Saved data entries:

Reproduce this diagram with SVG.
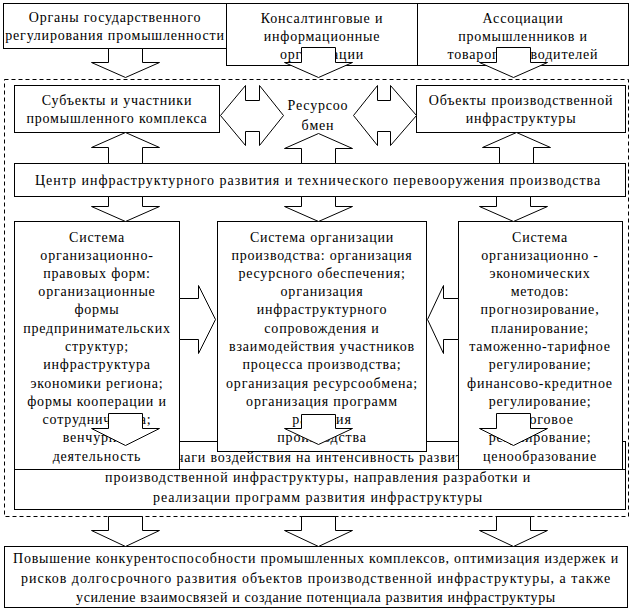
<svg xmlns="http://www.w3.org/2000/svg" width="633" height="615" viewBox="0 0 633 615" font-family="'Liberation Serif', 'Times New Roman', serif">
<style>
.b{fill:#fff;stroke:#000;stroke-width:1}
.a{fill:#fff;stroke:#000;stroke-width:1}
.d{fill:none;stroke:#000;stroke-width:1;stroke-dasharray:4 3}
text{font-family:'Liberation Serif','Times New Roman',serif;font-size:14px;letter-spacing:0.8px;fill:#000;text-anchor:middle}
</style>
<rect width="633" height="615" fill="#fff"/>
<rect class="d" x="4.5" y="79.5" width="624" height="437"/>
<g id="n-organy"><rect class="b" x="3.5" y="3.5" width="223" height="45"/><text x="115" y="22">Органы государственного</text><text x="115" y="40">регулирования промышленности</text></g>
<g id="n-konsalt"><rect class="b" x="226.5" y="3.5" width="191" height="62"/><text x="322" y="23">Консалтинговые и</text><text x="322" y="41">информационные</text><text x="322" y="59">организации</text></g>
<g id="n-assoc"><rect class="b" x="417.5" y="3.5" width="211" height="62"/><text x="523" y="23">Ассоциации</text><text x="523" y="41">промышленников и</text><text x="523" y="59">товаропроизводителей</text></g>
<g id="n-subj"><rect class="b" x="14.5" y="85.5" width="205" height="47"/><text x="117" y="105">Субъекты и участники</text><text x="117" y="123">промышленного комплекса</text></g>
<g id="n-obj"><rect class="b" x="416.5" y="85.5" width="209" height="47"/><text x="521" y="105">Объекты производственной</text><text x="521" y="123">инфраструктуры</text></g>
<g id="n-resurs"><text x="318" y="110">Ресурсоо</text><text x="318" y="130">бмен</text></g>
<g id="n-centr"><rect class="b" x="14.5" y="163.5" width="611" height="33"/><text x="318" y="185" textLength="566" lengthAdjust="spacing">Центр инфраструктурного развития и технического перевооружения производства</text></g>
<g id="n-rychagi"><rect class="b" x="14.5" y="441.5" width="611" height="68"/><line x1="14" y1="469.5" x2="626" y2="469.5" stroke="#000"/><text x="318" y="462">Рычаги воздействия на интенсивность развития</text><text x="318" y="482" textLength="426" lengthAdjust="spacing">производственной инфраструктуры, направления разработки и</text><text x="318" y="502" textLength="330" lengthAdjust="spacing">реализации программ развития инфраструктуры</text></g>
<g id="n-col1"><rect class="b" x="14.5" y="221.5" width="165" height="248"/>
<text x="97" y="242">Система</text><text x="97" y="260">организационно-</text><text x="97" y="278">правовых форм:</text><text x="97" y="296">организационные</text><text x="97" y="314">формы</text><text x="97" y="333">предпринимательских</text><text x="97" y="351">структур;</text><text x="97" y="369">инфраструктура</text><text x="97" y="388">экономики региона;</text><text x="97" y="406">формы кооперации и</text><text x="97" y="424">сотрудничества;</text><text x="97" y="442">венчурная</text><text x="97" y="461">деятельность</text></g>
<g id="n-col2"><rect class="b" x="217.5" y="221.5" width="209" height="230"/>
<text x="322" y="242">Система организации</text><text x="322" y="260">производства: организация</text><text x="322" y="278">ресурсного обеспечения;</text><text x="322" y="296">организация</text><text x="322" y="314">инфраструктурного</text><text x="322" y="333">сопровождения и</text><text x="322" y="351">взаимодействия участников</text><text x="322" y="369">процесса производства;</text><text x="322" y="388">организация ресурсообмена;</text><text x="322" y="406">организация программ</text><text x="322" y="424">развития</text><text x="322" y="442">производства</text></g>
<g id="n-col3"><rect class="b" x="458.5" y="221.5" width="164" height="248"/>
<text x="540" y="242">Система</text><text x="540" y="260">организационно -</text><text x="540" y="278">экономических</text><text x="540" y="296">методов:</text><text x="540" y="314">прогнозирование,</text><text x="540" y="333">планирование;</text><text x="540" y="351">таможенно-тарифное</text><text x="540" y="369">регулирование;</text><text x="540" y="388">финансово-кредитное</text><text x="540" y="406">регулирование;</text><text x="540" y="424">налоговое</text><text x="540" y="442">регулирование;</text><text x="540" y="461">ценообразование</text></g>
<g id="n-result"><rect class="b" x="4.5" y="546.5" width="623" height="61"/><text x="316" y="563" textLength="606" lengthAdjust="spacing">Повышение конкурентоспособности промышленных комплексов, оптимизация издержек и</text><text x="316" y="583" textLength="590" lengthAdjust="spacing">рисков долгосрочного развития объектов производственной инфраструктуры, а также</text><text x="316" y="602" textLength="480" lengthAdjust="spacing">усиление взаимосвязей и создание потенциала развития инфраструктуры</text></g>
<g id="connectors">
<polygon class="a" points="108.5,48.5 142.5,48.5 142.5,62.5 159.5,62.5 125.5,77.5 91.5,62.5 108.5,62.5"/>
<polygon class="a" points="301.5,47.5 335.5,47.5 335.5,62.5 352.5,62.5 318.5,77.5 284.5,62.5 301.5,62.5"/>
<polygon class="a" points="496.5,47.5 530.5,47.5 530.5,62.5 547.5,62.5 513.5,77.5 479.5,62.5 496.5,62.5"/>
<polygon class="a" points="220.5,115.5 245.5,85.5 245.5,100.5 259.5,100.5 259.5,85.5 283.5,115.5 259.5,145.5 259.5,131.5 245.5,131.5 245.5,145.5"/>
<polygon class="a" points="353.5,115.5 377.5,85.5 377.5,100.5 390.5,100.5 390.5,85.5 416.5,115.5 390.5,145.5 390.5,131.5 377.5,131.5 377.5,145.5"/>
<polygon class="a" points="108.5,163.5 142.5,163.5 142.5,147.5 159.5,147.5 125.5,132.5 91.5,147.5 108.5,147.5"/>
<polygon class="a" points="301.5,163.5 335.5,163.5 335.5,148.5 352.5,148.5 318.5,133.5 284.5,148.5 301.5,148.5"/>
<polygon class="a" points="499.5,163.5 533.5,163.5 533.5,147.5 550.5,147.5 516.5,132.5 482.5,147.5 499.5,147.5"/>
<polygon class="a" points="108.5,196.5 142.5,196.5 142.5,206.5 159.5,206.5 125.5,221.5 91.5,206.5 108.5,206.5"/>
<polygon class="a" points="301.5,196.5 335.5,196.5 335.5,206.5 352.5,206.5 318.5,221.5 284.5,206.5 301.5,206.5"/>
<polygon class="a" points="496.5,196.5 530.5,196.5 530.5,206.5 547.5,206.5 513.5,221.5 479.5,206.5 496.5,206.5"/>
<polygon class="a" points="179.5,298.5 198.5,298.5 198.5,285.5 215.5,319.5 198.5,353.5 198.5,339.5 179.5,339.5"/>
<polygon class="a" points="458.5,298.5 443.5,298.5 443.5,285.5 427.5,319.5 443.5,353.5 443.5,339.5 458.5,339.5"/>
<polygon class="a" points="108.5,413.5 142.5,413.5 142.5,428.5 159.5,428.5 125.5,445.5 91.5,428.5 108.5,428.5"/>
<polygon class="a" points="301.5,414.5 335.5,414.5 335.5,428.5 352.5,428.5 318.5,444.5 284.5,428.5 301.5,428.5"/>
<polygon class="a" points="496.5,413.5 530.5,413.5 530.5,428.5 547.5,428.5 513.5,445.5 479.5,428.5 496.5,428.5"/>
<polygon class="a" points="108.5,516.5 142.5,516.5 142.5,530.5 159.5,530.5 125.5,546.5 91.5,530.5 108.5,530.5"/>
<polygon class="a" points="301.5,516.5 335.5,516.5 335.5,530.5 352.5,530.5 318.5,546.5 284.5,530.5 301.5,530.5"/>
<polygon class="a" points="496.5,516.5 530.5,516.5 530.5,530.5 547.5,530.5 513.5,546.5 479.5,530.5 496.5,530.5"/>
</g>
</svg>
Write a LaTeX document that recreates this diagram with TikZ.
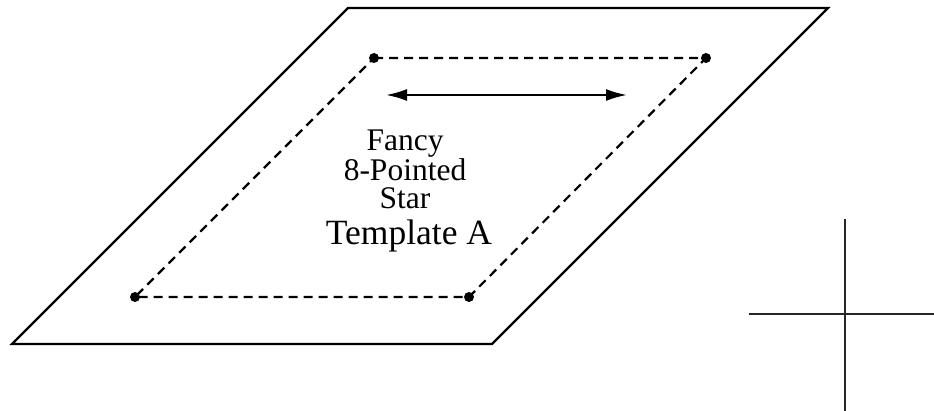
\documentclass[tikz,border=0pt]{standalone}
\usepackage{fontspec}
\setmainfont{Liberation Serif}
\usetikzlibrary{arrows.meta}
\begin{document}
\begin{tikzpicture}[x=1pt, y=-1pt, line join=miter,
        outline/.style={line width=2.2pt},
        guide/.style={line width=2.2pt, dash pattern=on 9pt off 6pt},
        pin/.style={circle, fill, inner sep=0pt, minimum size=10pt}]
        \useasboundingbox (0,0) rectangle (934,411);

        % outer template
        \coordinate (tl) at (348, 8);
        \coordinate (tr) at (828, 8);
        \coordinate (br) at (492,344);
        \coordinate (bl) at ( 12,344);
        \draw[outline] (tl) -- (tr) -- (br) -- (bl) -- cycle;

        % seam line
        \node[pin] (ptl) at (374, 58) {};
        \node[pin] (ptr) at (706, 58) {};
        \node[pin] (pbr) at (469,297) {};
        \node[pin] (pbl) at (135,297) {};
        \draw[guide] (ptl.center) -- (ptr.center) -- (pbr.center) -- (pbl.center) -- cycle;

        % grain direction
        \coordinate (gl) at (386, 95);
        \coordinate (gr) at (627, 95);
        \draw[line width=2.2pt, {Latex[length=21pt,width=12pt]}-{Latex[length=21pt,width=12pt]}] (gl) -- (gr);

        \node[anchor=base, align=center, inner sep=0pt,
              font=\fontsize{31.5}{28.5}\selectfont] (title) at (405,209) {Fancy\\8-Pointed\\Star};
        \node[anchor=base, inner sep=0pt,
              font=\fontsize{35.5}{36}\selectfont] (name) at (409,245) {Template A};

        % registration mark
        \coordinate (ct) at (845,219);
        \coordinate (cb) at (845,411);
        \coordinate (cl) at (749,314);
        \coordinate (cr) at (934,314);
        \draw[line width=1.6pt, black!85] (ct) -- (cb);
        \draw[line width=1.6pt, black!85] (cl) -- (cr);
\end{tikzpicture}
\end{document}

_TASK OBJECTIVE_
The lines to reproduce run from the one above containing "Write a LaTeX" through the one containing "(name) at (409,245)". Copy them exactly and leave out all pictures.

_REPLY TO THE EXERCISE_
Write a LaTeX document that recreates this diagram with TikZ.
\documentclass[tikz,border=0pt]{standalone}
\usepackage{fontspec}
\setmainfont{Liberation Serif}
\usetikzlibrary{arrows.meta}
\begin{document}
\begin{tikzpicture}[x=1pt, y=-1pt, line join=miter,
        outline/.style={line width=2.2pt},
        guide/.style={line width=2.2pt, dash pattern=on 9pt off 6pt},
        pin/.style={circle, fill, inner sep=0pt, minimum size=10pt}]
        \useasboundingbox (0,0) rectangle (934,411);

        % outer template
        \coordinate (tl) at (348, 8);
        \coordinate (tr) at (828, 8);
        \coordinate (br) at (492,344);
        \coordinate (bl) at ( 12,344);
        \draw[outline] (tl) -- (tr) -- (br) -- (bl) -- cycle;

        % seam line
        \node[pin] (ptl) at (374, 58) {};
        \node[pin] (ptr) at (706, 58) {};
        \node[pin] (pbr) at (469,297) {};
        \node[pin] (pbl) at (135,297) {};
        \draw[guide] (ptl.center) -- (ptr.center) -- (pbr.center) -- (pbl.center) -- cycle;

        % grain direction
        \coordinate (gl) at (386, 95);
        \coordinate (gr) at (627, 95);
        \draw[line width=2.2pt, {Latex[length=21pt,width=12pt]}-{Latex[length=21pt,width=12pt]}] (gl) -- (gr);

        \node[anchor=base, align=center, inner sep=0pt,
              font=\fontsize{31.5}{28.5}\selectfont] (title) at (405,209) {Fancy\\8-Pointed\\Star};
        \node[anchor=base, inner sep=0pt,
              font=\fontsize{35.5}{36}\selectfont] (name) at (409,245) {Template A};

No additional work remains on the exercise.